Another sign of increasing interest in Aracruz stock is recently launched coverage by analysts at SBC Warburg and Goldman Sachs. ‘We are in contact with Wall Street on a daily basis,’ says Werneck. ‘Our efforts are devoted towards keeping interest at the highest level possible.’
Werneck notes that even though there are more Aracruz shares listed in Brazil than in New York, Big Board trading volume often overtakes the volume of trading in Brazil. ‘With the ADR program, we are very much recognized as an international company,’ he says. ‘Over time, our shares have begun to have more correlation with our international peers than with Brazilian ones, tracking the world paper products index rather than the Sao Paulo exchange.’
Aracruz is in an industry especially suited for long-term returns, says Werneck, which makes it an ideal vehicle for long- term oriented US investors. And Werneck is ideally suited to explain the company to investors. Before taking over IR at the end of last year, he managed a comprehensive redesign of all of Aracruz’s business processes.
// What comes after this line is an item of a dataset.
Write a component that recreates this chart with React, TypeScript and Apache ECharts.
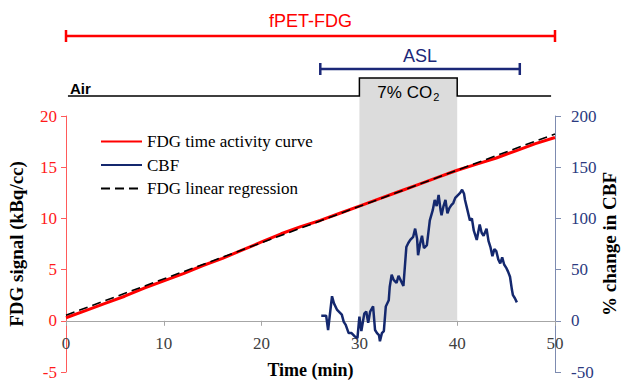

So few people know the new look of Aracruz better than Werneck.
What advice does he have to offer the raft of Brazilian companies vying for new Big Board listings? ‘Any listing decision should be closely linked with a strategic plan,’ Werneck concludes. ‘It’s not enough just to list on the exchange; international investors are very concerned about return on investment, and must be shown a clear strategy for achieving it.’